How long do employees work in each department before they leave or are made to leave?

In [34]:
%%sql
SELECT department, ROUND(AVG(DATEDIFF(CURDATE(), termdate)/365),0) as avg_tenure
FROM hr
WHERE termdate <= CURDATE() AND termdate <> '0000-00-00' AND age >= 18
GROUP BY department

 * mysql://root:***@localhost/projects
13 rows affected.


department,avg_tenure
Engineering,8
Services,7
Human Resources,8
Business Development,8
Sales,7
Auditing,9
Training,8
Accounting,8
Research and Development,8
Product Management,8


## Summary of Findings

- There are more male employees
- White race is the most dominant while Native Hawaiian and American Indian are the least dominant.
- The youngest employee is 20 years old and the oldest is 57 years old
- 5 age groups were created (18-24, 25-34, 35-44, 45-54, 55-64).
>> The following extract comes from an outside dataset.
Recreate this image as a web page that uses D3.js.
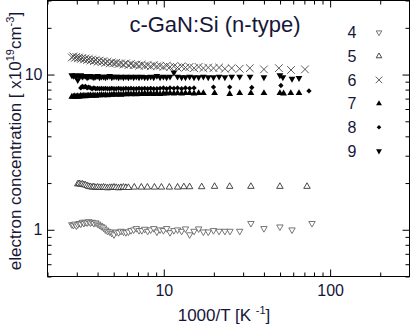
<!DOCTYPE html>
<html>
<head>
<meta charset="utf-8">
<script src="https://cdn.jsdelivr.net/npm/d3@7"></script>
<style>
  body { margin: 0; background: #fff; }
  text { font-family: "Liberation Sans", Arial, sans-serif; fill: #16163a; }
</style>
</head>
<body>
<svg id="chart" width="410" height="325"></svg>
<script>
// 1000/T values of the dense temperature sweep (shared by all samples)
const sweepX = [2.80, 2.86, 2.92, 2.98, 3.04, 3.10, 3.17, 3.24, 3.31, 3.38,
  3.46, 3.54, 3.62, 3.71, 3.80, 3.90, 4.00, 4.11, 4.22, 4.34,
  4.46, 4.59, 4.73, 4.87, 5.02, 5.18, 5.35, 5.53, 5.72, 5.92,
  6.13, 6.35, 6.59, 6.84, 7.10, 7.38, 7.68, 8.00, 8.34, 8.70,
  9.09, 9.50, 9.95, 10.4, 10.9, 11.5, 12.1, 12.8, 13.5, 14.3,
  15.2, 16.2, 17.3, 18.5, 19.9, 21.5, 23.3];

// electron concentration (x1e19 cm^-3) on the sweep, null = not measured
const s4y = [1.08, 1.07, 1.09, 1.06, 1.08, 1.10, 1.09, 1.12, 1.10, 1.12,
  1.11, 1.13, 1.11, 1.12, 1.10, 1.11, 1.09, 1.07, 1.05, 1.03,
  1.00, 0.98, 0.97, 0.95, 0.93, 0.97, 0.96, 0.98, 0.97, 0.96,
  0.97, 0.99, 1.00, 1.02, 0.99, 0.99, 1.01, 0.98, 1.00, 1.02,
  0.97, 1.00, 0.99, 1.02, 0.96, 0.99, 1.00, 0.98, 1.015, 0.93,
  0.98, 1.015, 0.97, 0.97, 0.99, 0.98, 0.98];
const s5y = [null, null, null, null, 1.97, 1.98, 1.96, 1.97, 1.95, 1.94,
  1.92, 1.90, 1.89, 1.88, 1.89, 1.87, 1.88, 1.87, 1.87, 1.88,
  1.87, 1.86, 1.87, 1.87, 1.88, 1.87, 1.86, 1.87, 1.88, 1.87,
  1.87, null, null, null, null, null, null, null, null, null,
  null, null, null, null, null, null, null, null, null, null,
  null, null, null, null, null, null, null];
const s6y = [12.9, 13.1, 12.8, 13.0, 12.7, 12.9, 12.6, 12.8, 12.5, 12.7,
  12.4, 12.6, 12.3, 12.5, 12.2, 12.4, 12.1, 12.3, 12.0, 12.2,
  11.9, 12.1, 11.8, 12.0, 11.8, 11.9, 11.7, 11.8, 11.6, 11.8,
  11.5, 11.7, 11.5, 11.6, 11.4, 11.6, 11.4, 11.5, 11.3, 11.5,
  11.3, 11.4, 11.2, 11.4, 11.2, 11.3, 11.1, 11.3, 11.1, 11.2,
  11.0, 11.2, 11.0, 11.1, 11.0, 11.1, 10.9];
const s7y = [7.20, 7.20, 7.25, 7.20, 7.25, 7.20, 7.30, 7.25, 7.30, 7.25,
  7.30, 7.30, 7.35, 7.30, 7.35, 7.30, 7.35, 7.35, 7.40, 7.35,
  7.40, 7.35, 7.40, 7.40, 7.45, 7.40, 7.45, 7.40, 7.45, 7.45,
  7.50, 7.45, 7.50, 7.45, 7.50, 7.50, 7.55, 7.50, 7.55, 7.50,
  7.55, 7.50, 7.55, 7.55, 7.60, 7.55, 7.60, 7.55, 7.60, 7.60,
  7.55, 7.60, 7.60, null, null, null, null];
const s8y = [null, null, null, null, null, null, 8.20, 8.40, 8.30, 8.40,
  8.20, 8.30, 8.20, 8.10, 8.20, 8.10, 8.15, 8.10, 8.15, 8.10,
  8.15, 8.10, 8.10, 8.15, 8.10, 8.10, 8.15, 8.10, 8.10, 8.15,
  8.10, 8.15, 8.10, 8.10, 8.15, 8.10, 8.15, 8.10, 8.15, 8.10,
  8.10, 8.15, 8.20, 8.10, 8.20, 8.15, 8.20, 8.10, 8.20, 8.15,
  8.20, null, null, null, null, null, null];
const s9y = [9.9, 9.8, 9.9, 9.7, 9.2, 9.8, 9.9, 9.7, 9.8, 9.8,
  9.6, 9.7, 9.8, 9.7, 9.6, 9.7, 9.8, 9.6, 9.7, 9.7,
  9.6, 9.7, 9.8, 9.6, 9.7, 9.7, 9.6, 9.7, 9.6, 9.7,
  9.6, 9.7, 9.6, 9.7, 9.6, 9.7, 9.6, 9.6, 9.7, 9.6,
  9.8, 9.6, 9.7, 9.6, 9.7, 10.3, 9.7, 9.6, 9.6, 9.7,
  9.6, 9.6, 9.7, 9.6, 9.6, 9.7, 9.6];

// sparse low-temperature points [1000/T, n]
const s4tail = [[25, 0.98], [28.6, 0.98], [33.4, 1.10], [40, 1.02], [49.9, 1.045], [59, 1.0], [77.8, 1.10]];
const s5tail = [[6.65, 1.88], [7.33, 1.88], [7.97, 1.88], [8.79, 1.88], [9.68, 1.88], [10.8, 1.88],
  [12.1, 1.88], [13.2, 1.89], [14.3, 1.89], [16.9, 1.89], [20.2, 1.90], [24.9, 1.90],
  [33.4, 1.90], [49.9, 1.90], [72.6, 1.90]];
const s6tail = [[25.6, 11.0], [28.6, 10.9], [32.9, 11.0], [40, 10.8], [49.2, 11.0], [58.2, 10.7], [70.6, 10.8]];
const s7tail = [[20.2, 7.6], [24.9, 7.5], [28.6, 7.6], [33.4, 7.6], [40, 7.6], [49.9, 7.6], [52.5, 7.55], [58, 7.6], [65, 7.6]];
const s8tail = [[19.9, 8.3], [24.9, 8.3], [33.8, 8.25], [50.6, 8.5], [74.6, 7.85]];
const s9tail = [[25.6, 9.7], [28.6, 9.7], [33, 9.7], [40, 9.6], [49.9, 9.9], [52, 9.6], [59, 9.4], [65, 9.5]];

const sampleNames = ["4", "5", "6", "7", "8", "9"];

const xMajor = [10, 100];
const xMinor = [2, 3, 4, 5, 6, 7, 8, 9, 20, 30, 40, 50, 60, 70, 80, 90, 200, 300];
const yMajor = [1, 10];
const yMinor = [0.5, 0.6, 0.7, 0.8, 0.9, 2, 3, 4, 5, 6, 7, 8, 9, 20, 30];

const box = { left: 47.5, right: 409.5, top: 0.5, bottom: 276.5 };

function points(ys, tail) {
  return sweepX.map((x, i) => [x, ys[i]]).filter(d => d[1] != null).concat(tail);
}

let series = [
  { name: "6", data: points(s6y, s6tail), type: d3.symbolTimes, size: 40, rot: 0, fill: "none", stroke: "#4a4a4a" },
  { name: "9", data: points(s9y, s9tail), type: d3.symbolTriangle, size: 20, rot: 180, fill: "#000", stroke: "none" },
  { name: "7", data: points(s7y, s7tail), type: d3.symbolTriangle, size: 20, rot: 0, fill: "#000", stroke: "none" },
  { name: "8", data: points(s8y, s8tail), type: d3.symbolDiamond2, size: 18, rot: 0, fill: "#000", stroke: "none" },
  { name: "5", data: points(s5y, s5tail), type: d3.symbolTriangle, size: 18, rot: 0, fill: "#fff", stroke: "#333" },
  { name: "4", data: points(s4y, s4tail), type: d3.symbolTriangle, size: 18, rot: 180, fill: "#fff", stroke: "#666" }
];

let svg = d3.select("#chart");

let x = d3.scaleLog().domain([2, 300]).range([box.left, box.right]);
let y = d3.scaleLog().domain([0.5, 30]).range([box.bottom, box.top]);

function styleAxis(g) {
  g.select(".domain").remove();
  g.attr("font-family", null).attr("font-size", 16);
  g.selectAll("line").attr("stroke", "#000");
}

// major ticks (with labels) and minor ticks, all pointing inward
svg.append("g")
  .attr("transform", `translate(0,${box.bottom})`)
  .call(d3.axisBottom(x).tickValues(xMajor).tickSize(-7).tickPadding(8.5).tickFormat(d3.format("d")))
  .call(styleAxis);
svg.append("g")
  .attr("transform", `translate(0,${box.bottom})`)
  .call(d3.axisBottom(x).tickValues(xMinor).tickSize(-4).tickFormat(""))
  .call(styleAxis);
svg.append("g")
  .attr("transform", `translate(0,${box.top})`)
  .call(d3.axisTop(x).tickValues(xMajor).tickSize(-7).tickFormat(""))
  .call(styleAxis);
svg.append("g")
  .attr("transform", `translate(0,${box.top})`)
  .call(d3.axisTop(x).tickValues(xMinor).tickSize(-4).tickFormat(""))
  .call(styleAxis);
svg.append("g")
  .attr("transform", `translate(${box.left},0)`)
  .call(d3.axisLeft(y).tickValues(yMajor).tickSize(-7).tickPadding(5).tickFormat(d3.format("d")))
  .call(styleAxis);
svg.append("g")
  .attr("transform", `translate(${box.left},0)`)
  .call(d3.axisLeft(y).tickValues(yMinor).tickSize(-4).tickFormat(""))
  .call(styleAxis);
svg.append("g")
  .attr("transform", `translate(${box.right},0)`)
  .call(d3.axisRight(y).tickValues(yMajor).tickSize(-7).tickFormat(""))
  .call(styleAxis);
svg.append("g")
  .attr("transform", `translate(${box.right},0)`)
  .call(d3.axisRight(y).tickValues(yMinor).tickSize(-4).tickFormat(""))
  .call(styleAxis);

svg.append("rect")
  .attr("x", box.left)
  .attr("y", box.top)
  .attr("width", box.right - box.left)
  .attr("height", box.bottom - box.top)
  .attr("fill", "none")
  .attr("stroke", "#000");

// data markers
series.forEach(s => {
  let sym = d3.symbol().type(s.type).size(s.size);
  svg.append("g")
    .selectAll("path")
    .data(s.data)
    .enter()
    .append("path")
    .attr("d", sym)
    .attr("transform", d => `translate(${x(d[0])},${y(d[1])}) rotate(${s.rot})`)
    .attr("fill", s.fill)
    .attr("stroke", s.stroke)
    .attr("stroke-width", 0.9);
});

// legend
let legend = svg.append("g");
sampleNames.forEach((name, i) => {
  let s = series.find(d => d.name === name);
  let cy = 32.5 + i * 23.7;
  legend.append("text")
    .attr("x", 352)
    .attr("y", cy + 5.8)
    .attr("font-size", 16)
    .style("text-anchor", "middle")
    .text(name);
  legend.append("path")
    .attr("d", d3.symbol().type(s.type).size(s.size * 0.75)())
    .attr("transform", `translate(379,${cy}) rotate(${s.rot})`)
    .attr("fill", s.fill)
    .attr("stroke", s.stroke)
    .attr("stroke-width", 0.9);
});

// titles
svg.append("text")
  .attr("x", 215)
  .attr("y", 31.5)
  .attr("font-size", 22)
  .style("text-anchor", "middle")
  .text("c-GaN:Si (n-type)");

let xt = svg.append("text")
  .attr("x", 224)
  .attr("y", 321)
  .attr("font-size", 17)
  .style("text-anchor", "middle");
xt.append("tspan").text("1000/T [K ");
xt.append("tspan").attr("font-size", 11).attr("dy", -7).text("-1");
xt.append("tspan").attr("dy", 7).text("]");

let yt = svg.append("text")
  .attr("transform", "translate(21,141) rotate(-90)")
  .attr("font-size", 17)
  .style("text-anchor", "middle");
yt.append("tspan").text("electron concentration [ x10");
yt.append("tspan").attr("font-size", 11).attr("dy", -7).text("19");
yt.append("tspan").attr("dy", 7).text("cm");
yt.append("tspan").attr("font-size", 11).attr("dy", -7).text("-3");
yt.append("tspan").attr("dy", 7).text("]");
</script>
</body>
</html>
A large number of employees were between 25-34 followed by 35-44 while the smallest group was 55-64.
- A large number of employees work at the headquarters versus remotely.
- The average length of employment for terminated employees is around 7 years.
- The gender distribution across departments is fairly balanced but there are generally more male than female employees.
- The Marketing department has the highest turnover rate followed by Training. The least turn over rate are in the Research and development, Support and Legal departments.
- A large number of employees come from the state of Ohio.
- The net change in employees has increased over the years.
- The average tenure for each department is about 8 years with Legal and Auditing having the highest and Services, Sales and Marketing having the lowest.

## Limitations
- Some records had negative ages and these were excluded during querying(967 records). Ages used were 18 years and above.
- Some termdates were far into the future and were not included in the analysis(1599 records). The only term dates used were those less than or equal to the current date.